As undergraduates, Caitlyn Paley, ’09, Timothy Henry, ’10, and Devin Gmyrek, ’09, are already the envy of all would-be writers – they’re published.

Paley, an English major, had already taken Introduction to Creative Writing and Poetry Writing with English professor Brian Henry when she decided to take a mixed media writing course in the fall of 2008, co-taught by Henry and art professor Mark Rhodes. Mixed media writing combines text and some aspect of visual art, which could be painting, collage, sculpture, installation, video or sound.

“I was unfamiliar with mixed media writing before I took the course, but Brian and Mark made a great team,” Paley said. “I always felt encouraged and excited.”

Using words that she found in photographs she had taken and manipulating the words together with Photoshop, Paley created a poem she was particularly proud of called “Renegade.” When Henry suggested that everyone in the class should look into ways to get their work out to a larger audience, Paley started sending her poems to various online journals. “Renegade” was accepted by the online poetry journal Moria.

“I still can’t believe I’m a published poet!” Paley said.

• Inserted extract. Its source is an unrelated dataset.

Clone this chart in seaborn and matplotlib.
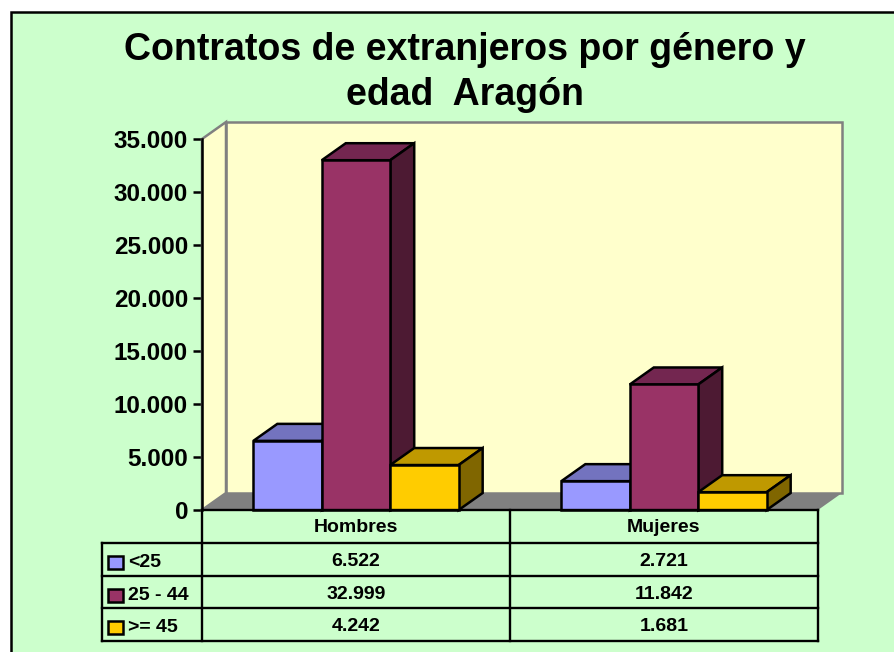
# Contratos de extranjeros por genero y edad - Aragon
import pandas as pd
import seaborn as sns
import matplotlib.pyplot as plt
from matplotlib.lines import Line2D
from matplotlib.patches import Polygon, Rectangle
from matplotlib.ticker import FuncFormatter

generos = ['Hombres', 'Mujeres']
edades = ['<25', '25 - 44', '>= 45']
menores_25 = [6522, 2721]
entre_25_44 = [32999, 11842]
mayores_45 = [4242, 1681]
yticks = [0, 5000, 10000, 15000, 20000, 25000, 30000, 35000]

colores = ['#9999FF', '#993366', '#FFCC00']
tapas = ['#7373BF', '#732650', '#BF9900']
lados = ['#4D4D80', '#4D1A33', '#806600']

W, H = 895, 652
LW = 1.8


def miles(v):
    return f'{int(v):,}'.replace(',', '.')


def fx(x):
    return x / W


def fy(y):
    return 1 - y / H


df = pd.DataFrame({
    'Genero': generos * 3,
    'Edad': [e for e in edades for _ in generos],
    'Contratos': menores_25 + entre_25_44 + mayores_45,
})

sns.set_theme(style='white')
plt.rcParams['font.family'] = ['Liberation Sans', 'DejaVu Sans']
plt.rcParams['font.weight'] = 'bold'

fig = plt.figure(figsize=(W / 100, H / 100), dpi=100, facecolor='white')
fig.add_artist(Rectangle((fx(11), fy(H + 20)), fx(W + 20), fy(12) - fy(H + 20),
                         transform=fig.transFigure, facecolor='#CCFFCC',
                         edgecolor='black', linewidth=LW, zorder=-1))

ax = fig.add_axes([fx(202), fy(510), fx(616), fy(139) - fy(510)])
ax.patch.set_alpha(0)
sns.barplot(data=df, x='Genero', y='Contratos', hue='Edad', order=generos,
            hue_order=edades, palette=colores, width=2 / 3, gap=0, saturation=1,
            edgecolor='black', linewidth=LW, legend=False, ax=ax)
ax.set_xlim(-0.5, 1.5)
ax.set_ylim(0, 35000)

# caras frontales que dibujo seaborn, de izquierda a derecha
barras = sorted(ax.patches, key=lambda b: b.get_x())

# profundidad del efecto 3D, en unidades de datos
dx = 24 / 308
dy = 17 / 371 * 35000

# paredes y suelo
x0, x1 = -0.5, 1.5
y1 = 35000
pared = Polygon([(x0 + dx, dy), (x1 + dx, dy), (x1 + dx, y1 + dy), (x0 + dx, y1 + dy)],
                facecolor='#FFFFCC', edgecolor='#808080', linewidth=LW, zorder=0.5, clip_on=False)
lateral = Polygon([(x0, 0), (x0 + dx, dy), (x0 + dx, y1 + dy), (x0, y1)],
                  facecolor='#FFFFCC', edgecolor='#808080', linewidth=LW, zorder=0.6, clip_on=False)
suelo = Polygon([(x0, 0), (x1, 0), (x1 + dx, dy), (x0 + dx, dy)],
                facecolor='#808080', edgecolor='none', zorder=0.7, clip_on=False)
for p in [pared, lateral, suelo]:
    ax.add_patch(p)

# caras superior y lateral de cada barra
for i, b in enumerate(barras):
    # seaborn ordena por x: H<25, H25-44, H>=45, M<25 ...
    grupo = i % 3
    xa, xb = b.get_x(), b.get_x() + b.get_width()
    h = b.get_height()
    b.set_zorder(3 + i + 0.5)
    b.set_clip_on(False)
    ax.add_patch(Polygon([(xa, h), (xb, h), (xb + dx, h + dy), (xa + dx, h + dy)],
                         facecolor=tapas[grupo], edgecolor='black', linewidth=LW,
                         zorder=3 + i, clip_on=False))
    ax.add_patch(Polygon([(xb, 0), (xb + dx, dy), (xb + dx, h + dy), (xb, h)],
                         facecolor=lados[grupo], edgecolor='black', linewidth=LW,
                         zorder=3 + i, clip_on=False))

sns.despine(ax=ax, top=True, right=True, bottom=True)
ax.spines['left'].set_linewidth(LW)
ax.spines['left'].set_color('black')
ax.spines['left'].set_zorder(2)
ax.set_yticks(yticks)
ax.yaxis.set_major_formatter(FuncFormatter(lambda v, _: miles(v)))
ax.tick_params(axis='y', left=True, length=6.5, width=LW, pad=3.5, labelsize=17.5,
               labelcolor='black', color='black')
ax.set_xticks([])
ax.set_xlabel('')
ax.set_ylabel('')

# titulo
fig.text(fx(465), fy(60.5), 'Contratos de extranjeros por género y', ha='center', va='baseline',
         fontsize=27, fontweight='bold', color='black')
fig.text(fx(465), fy(105), 'edad  Aragón', ha='center', va='baseline',
         fontsize=27, fontweight='bold', color='black')

# tabla de datos
filas = [510, 543, 576, 608, 641]
col_izq, col_1, col_2, col_3 = 102, 202, 510, 818


def linea(xs, ys):
    fig.add_artist(Line2D([fx(v) for v in xs], [fy(v) for v in ys], color='black',
                          linewidth=1.7, solid_capstyle='projecting', zorder=10))


linea([col_1, col_3], [filas[0], filas[0]])
for y in filas[1:]:
    linea([col_izq, col_3], [y, y])
linea([col_izq, col_izq], [filas[1], filas[4]])
for x in [col_1, col_2, col_3]:
    linea([x, x], [filas[0], filas[4]])

centros = [(col_1 + col_2) / 2, (col_2 + col_3) / 2]
for c, g in zip(centros, generos):
    fig.text(fx(c), fy(532.5), g, ha='center', va='baseline', fontsize=14, fontweight='bold', color='black')

valores = [menores_25, entre_25_44, mayores_45]
for r, (edad, serie) in enumerate(zip(edades, valores)):
    base = filas[r + 1] + 24
    fig.add_artist(Rectangle((fx(108), fy(filas[r + 1] + 25.5)), 15 / W, 13 / H, transform=fig.transFigure,
                             facecolor=colores[r], edgecolor='black', linewidth=LW, zorder=10))
    fig.text(fx(128), fy(base), edad, ha='left', va='baseline', fontsize=14, fontweight='bold', color='black')
    for c, v in zip(centros, serie):
        fig.text(fx(c), fy(base - 1), miles(v), ha='center', va='baseline', fontsize=14,
                 fontweight='bold', color='black')

fig.savefig('out.png', dpi=100, facecolor=fig.get_facecolor())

Timothy Henry, an English major and creative writing minor, has studied under some talented writers. He has taken classes with English professors Brian Henry and David Stevens and another course with Slovenian poet Tomaz Salamun, the English department’s Distinguished Visiting Writer for the spring of 2008. He also spent four weeks with American poets Campbell McGrath and Henri Cole, working on his craft at the New York State Summer Writers Institute at Skidmore College.

In the summer of 2008, Henry collaborated with friend and fellow Richmond student Devin Gmyrek on an electronic chapbook, “Seven and Seven.” A chapbook is generally 20 to 30 pages in length, as opposed to a full-length book of poetry, which must be 48 pages long.

“The title comes from the fact that we both have seven poems in the chapbook—and it’s the name of one of our favorite drinks,” Henry said. “Devin and I have a lot of poems that are thematically similar and ‘Seven and Seven’ deals with being young in the summer.”

The pair decided to submit the chapbook to the Scantily Clad Press, an online electronic chapbook series, after seeing chapbooks by Brian Henry and Tomaz Salamun published there.

“It’s really exciting to be published alongside well-known poets,” Henry said.

Henry also has a poem forthcoming in the next issue of the San Francisco-based poetry magazine Parthenon West Review. This poem, “Doors Without Locks And Other Entrances,” is a poem Henry wrote for his Introduction to Creative Writing class. The 31-line piece is one of the first poems Henry ever wrote.  

“When I found out it was accepted for publication, I was ecstatic,” he said. “A lot of my favorite living poets have been published in this magazine—it’s overwhelming.”